In summary, buy-side institutions—and their end clients—are curious or interested in crypto assets, but unclear regulations and the lack of accessible instruments like ETFs keep them in wait-and-see mode.
This aligns with my own experience—many buy-side institutions I’ve spoken with express interest in crypto assets but are not investing yet, though they’re closely watching developments.
Compared to the stock market, the crypto world lacks tools or products like ETFs and mutual funds, leaving most retail investors to directly speculate in the market, rushing in en masse and then fleeing just as quickly.
During the so-called "Grayscale bull run," industry insiders proclaimed, "There will be no more major bear markets because institutions will dominate the future." Yet it turned out that many so-called institutions either collapsed or exited faster than anyone else.
From this perspective, Bitcoin ETFs are profoundly significant.
As Timothy Massad, former chairman of the U.S. Commodity Futures Trading Commission (CFTC), wrote: "Bitcoin ETFs will provide retail investors a way to invest in cryptocurrency without actually purchasing it or dealing with the complexities of custody."
Investing in a Bitcoin ETF is equivalent to indirectly owning Bitcoin. Compared to traditional trading methods, this approach lowers the barrier to entry by eliminating the need for investors to learn how to use cryptocurrency exchanges or OTC platforms, manage wallets, or handle private keys. It also avoids platform risks (such as exchange hacks or inadequate regulation) and self-custody risks (like losing access).
Moreover, Bitcoin ETFs offer institutional investors a compliant channel to gain exposure to Bitcoin. This means traditional fund managers can now incorporate Bitcoin into portfolios via ETFs. For example, major institutional players in the U.S. market—such as pension funds—are currently restricted by policy from direct participation in crypto markets. But if Bitcoin is packaged as an ETF, pension funds could include it as a compliant investment instrument in their portfolios.

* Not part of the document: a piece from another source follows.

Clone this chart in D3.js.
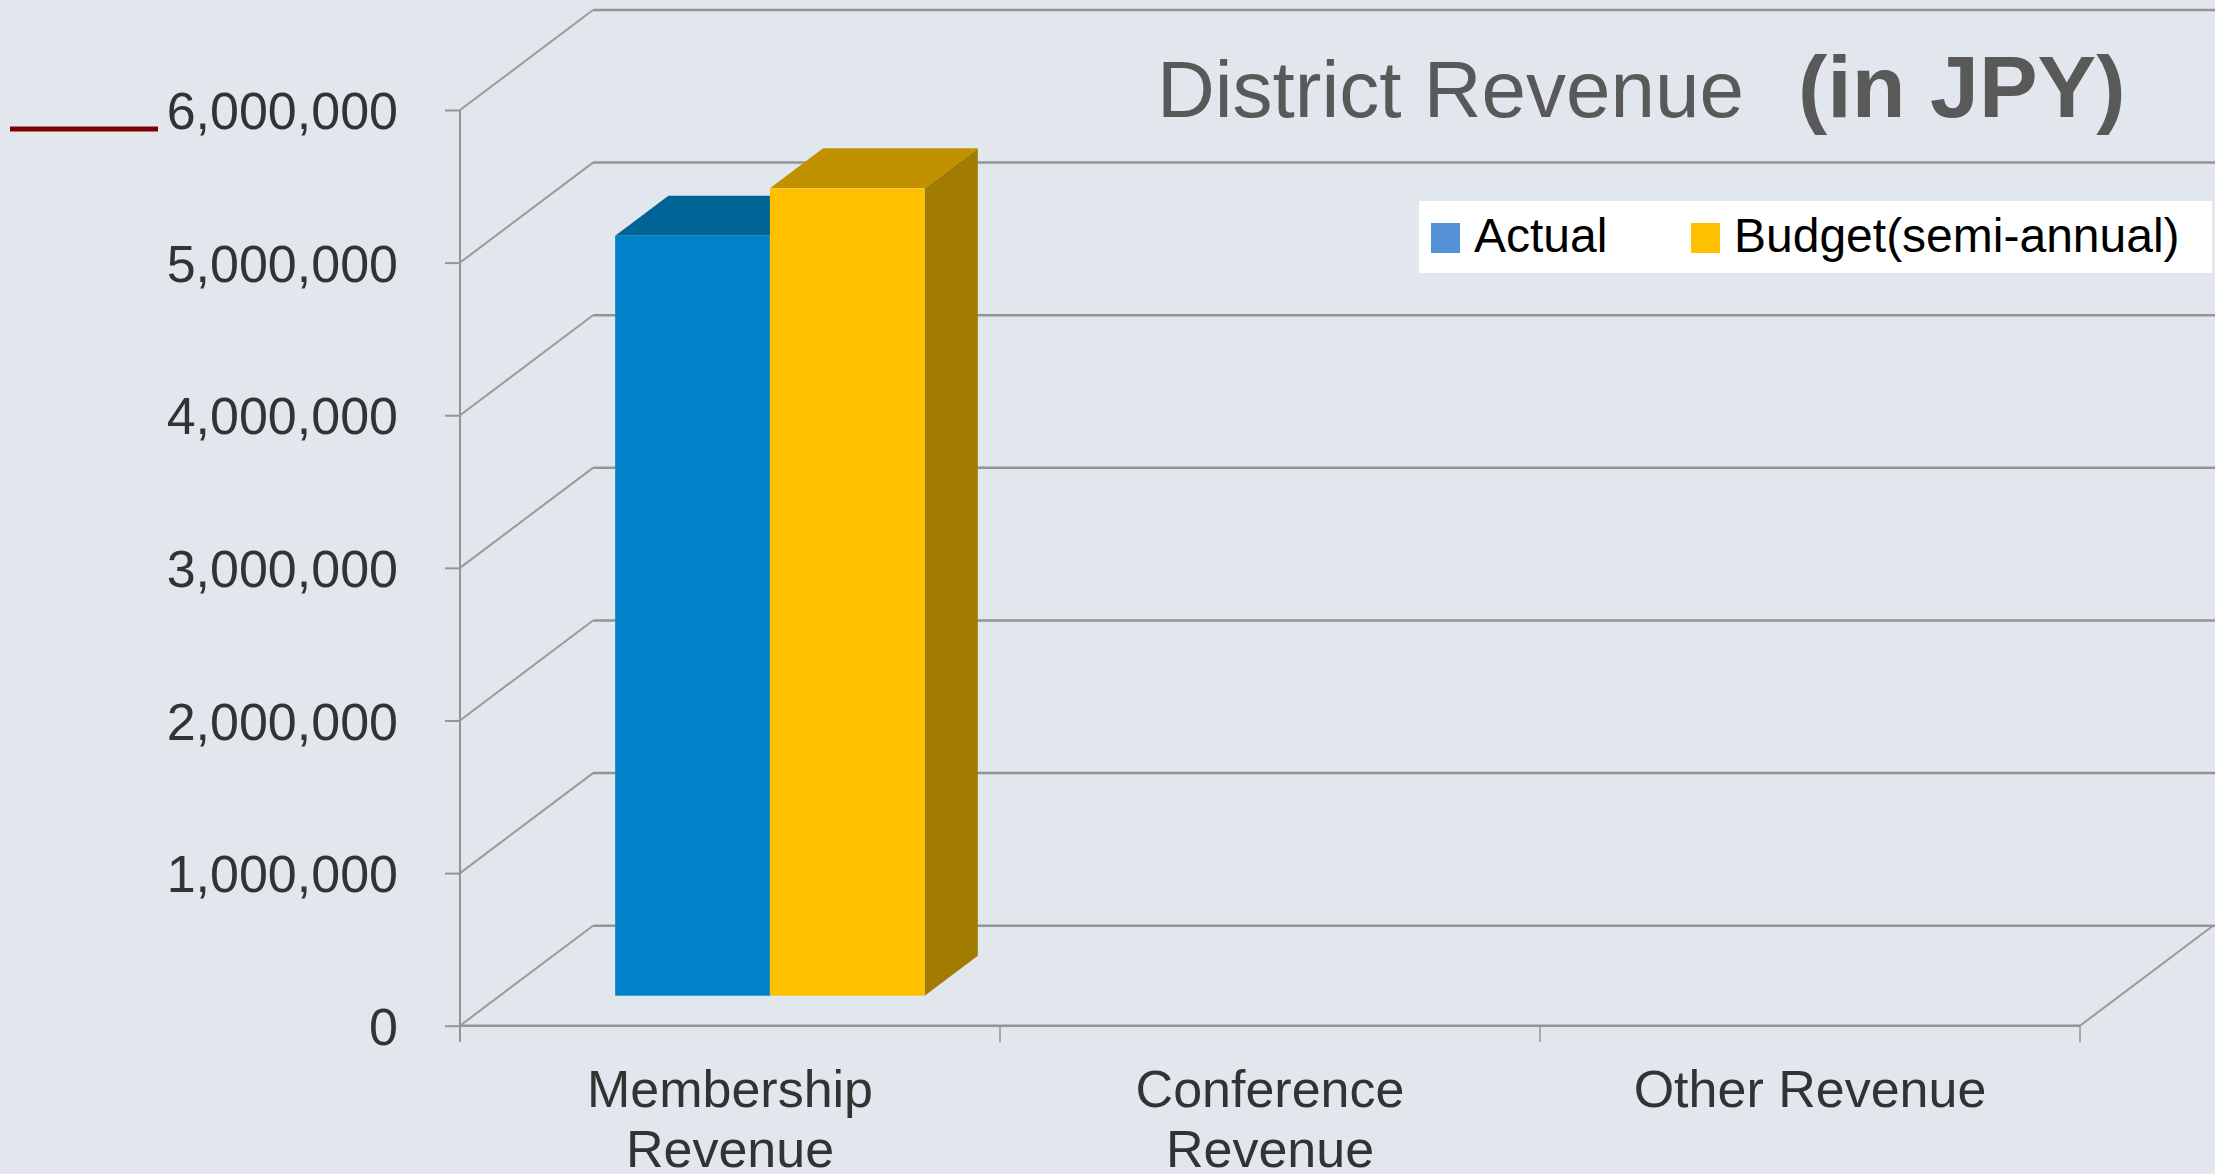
<!DOCTYPE html>
<html>
<head>
<meta charset="utf-8">
<script src="https://cdn.jsdelivr.net/npm/d3@7"></script>
<style>
	body { margin: 0; background: #e2e7ee; }
	#chart { width: 2215px; height: 1174px; }
</style>
</head>
<body>
<div id="chart"></div>
<script>
var width = 2215;
var height = 1174;

// chart data
var categories = ["Membership Revenue", "Conference Revenue", "Other Revenue"];
var seriesNames = ["Actual", "Budget(semi-annual)"];
var actual = [4980000, 0, 0];
var budget = [5290000, 0, 0];
var yTicks = [0, 1000000, 2000000, 3000000, 4000000, 5000000, 6000000];

// depth of the 3d box (full wall depth)
var depthX = 133;
var depthY = -100;

window.onload = start;

function start() {
	var chart = d3.select("#chart")
		.append("svg")
		.attr("width", width)
		.attr("height", height);

	chart.append("rect")
		.attr("width", width)
		.attr("height", height)
		.attr("fill", "#e2e7ee");

	var xScale = d3.scaleBand().domain(categories).range([460, 2080]);
	var inner = d3.scaleBand().domain(seriesNames).range([0, xScale.bandwidth()]).paddingOuter(0.745).paddingInner(0);
	var yScale = d3.scaleLinear().domain([0, 6000000]).range([1025.7, 110]);

	// point on the box, z = depth fraction 0..1
	function px(x, z) { return x + z * depthX; }
	function py(v, z) { return yScale(v) + z * depthY; }

	var grid = chart.append("g").attr("class", "grid");

	// back wall lines
	grid.selectAll("line.back")
		.data(yTicks)
		.enter()
		.append("line")
		.attr("class", "back")
		.attr("x1", px(460, 1))
		.attr("x2", width)
		.attr("y1", function(d) { return py(d, 1); })
		.attr("y2", function(d) { return py(d, 1); })
		.attr("stroke", "#959595")
		.attr("stroke-width", 2.5);

	// side wall diagonals
	grid.selectAll("line.side")
		.data(yTicks)
		.enter()
		.append("line")
		.attr("class", "side")
		.attr("x1", 460)
		.attr("x2", px(460, 1))
		.attr("y1", function(d) { return py(d, 0); })
		.attr("y2", function(d) { return py(d, 1); })
		.attr("stroke", "#9a9a9a")
		.attr("stroke-width", 2);

	// floor right edge
	grid.append("line")
		.attr("x1", 2080)
		.attr("x2", px(2080, 1))
		.attr("y1", py(0, 0))
		.attr("y2", py(0, 1))
		.attr("stroke", "#9a9a9a")
		.attr("stroke-width", 2);

	// y axis
	var yAxis = d3.axisLeft(yScale)
		.tickValues(yTicks)
		.tickSize(15)
		.tickPadding(47)
		.tickFormat(d3.format(","));

	var yG = chart.append("g")
		.attr("transform", "translate(460,0)")
		.call(yAxis);
	yG.select(".domain").remove();
	yG.selectAll(".tick line").attr("stroke", "#959595").attr("stroke-width", 2);
	yG.selectAll(".tick text")
		.attr("fill", "#333333")
		.attr("dy", "0.36em")
		.style("font-family", "'Liberation Sans', Arial, sans-serif")
		.style("font-size", "52px");

	chart.append("line")
		.attr("x1", 460).attr("x2", 460)
		.attr("y1", yScale(6000000)).attr("y2", 1042)
		.attr("stroke", "#959595").attr("stroke-width", 2);

	// x axis (floor front edge) and category ticks
	chart.append("line")
		.attr("x1", 460).attr("x2", 2080)
		.attr("y1", yScale(0)).attr("y2", yScale(0))
		.attr("stroke", "#959595").attr("stroke-width", 2.5);

	var bounds = categories.map(function(c) { return xScale(c); }).concat([2080]);
	chart.selectAll("line.xtick")
		.data(bounds)
		.enter()
		.append("line")
		.attr("class", "xtick")
		.attr("x1", function(d) { return d; })
		.attr("x2", function(d) { return d; })
		.attr("y1", yScale(0))
		.attr("y2", 1042)
		.attr("stroke", "#959595")
		.attr("stroke-width", 1.5);

	// category labels, wrapped like excel does
	var labels = chart.selectAll("text.cat")
		.data(categories)
		.enter()
		.append("text")
		.attr("class", "cat")
		.attr("x", function(d) { return xScale(d) + xScale.bandwidth() / 2; })
		.attr("y", 1107)
		.attr("text-anchor", "middle")
		.attr("fill", "#333333")
		.style("font-family", "'Liberation Sans', Arial, sans-serif")
		.style("font-size", "52px");

	labels.each(function(d) {
		var words = d.split(" ");
		var lines = d.length > 14 ? words : [d];
		var t = d3.select(this);
		lines.forEach(function(l, i) {
			t.append("tspan")
				.attr("x", t.attr("x"))
				.attr("dy", i == 0 ? 0 : 60)
				.text(l);
		});
	});

	// 3d bars
	var series = [
		{name: seriesNames[0], values: actual, front: "#0082ca", top: "#006497", side: "#005a88"},
		{name: seriesNames[1], values: budget, front: "#ffc000", top: "#c19100", side: "#a27c00"}
	];
	var z0 = 0.3, z1 = 0.7;

	series.forEach(function(s) {
		var g = chart.append("g").attr("class", "bars");
		var rows = categories.map(function(c, i) { return {cat: c, v: s.values[i]}; })
			.filter(function(d) { return d.v > 0; });

		rows.forEach(function(d) {
			var x0 = xScale(d.cat) + inner(s.name);
			var x1 = x0 + inner.bandwidth();
			// side face
			g.append("polygon")
				.attr("points", [[px(x1, z0), py(0, z0)], [px(x1, z1), py(0, z1)], [px(x1, z1), py(d.v, z1)], [px(x1, z0), py(d.v, z0)]].join(" "))
				.attr("fill", s.side);
			// top face
			g.append("polygon")
				.attr("points", [[px(x0, z0), py(d.v, z0)], [px(x0, z1), py(d.v, z1)], [px(x1, z1), py(d.v, z1)], [px(x1, z0), py(d.v, z0)]].join(" "))
				.attr("fill", s.top);
			// front face
			g.append("rect")
				.attr("x", px(x0, z0))
				.attr("y", py(d.v, z0))
				.attr("width", x1 - x0)
				.attr("height", py(0, z0) - py(d.v, z0))
				.attr("fill", s.front);
		});
	});

	// title
	var title = chart.append("text")
		.attr("x", 1157)
		.attr("y", 117)
		.attr("fill", "#595959")
		.style("font-family", "'Liberation Sans', Arial, sans-serif");
	title.append("tspan")
		.style("font-size", "80px")
		.text("District Revenue");
	title.append("tspan")
		.attr("x", 1798)
		.style("font-size", "88px")
		.style("font-weight", "bold")
		.text("(in JPY)");

	// legend
	var legend = chart.append("g").attr("class", "legend");
	legend.append("rect")
		.attr("x", 1419).attr("y", 201)
		.attr("width", 793).attr("height", 72)
		.attr("fill", "#ffffff");
	var legendColors = ["#5591d6", "#ffc000"];
	var legendX = [1431, 1691];
	seriesNames.forEach(function(n, i) {
		legend.append("rect")
			.attr("x", legendX[i]).attr("y", 223)
			.attr("width", 29).attr("height", 30)
			.attr("fill", legendColors[i]);
		legend.append("text")
			.attr("x", legendX[i] + 43)
			.attr("y", 252)
			.attr("fill", "#000000")
			.style("font-family", "'Liberation Sans', Arial, sans-serif")
			.style("font-size", "48px")
			.text(n);
	});

	// dark red accent line at top left
	chart.append("line")
		.attr("x1", 10).attr("x2", 158)
		.attr("y1", 129).attr("y2", 129)
		.attr("stroke", "#7f0000")
		.attr("stroke-width", 5);
}
</script>
</body>
</html>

However, Bitcoin ETFs still face a formidable regulatory hurdle. At least in the U.S., the current regulatory environment for crypto assets remains unfriendly and chaotic, lacking clear compliance guidelines. Recently, the SEC has filed lawsuits against Coinbase and Binance, signaling a stricter regulatory stance. Almost any crypto asset can be labeled a "security" and subjected to aggressive enforcement actions.
Therefore, both individual and institutional investors are waiting for regulatory clarity. They're not afraid of a swift, decisive ruling—they fear ambiguity and endless delays. One year, two years pass; life is short. How many bull markets can we realistically experience?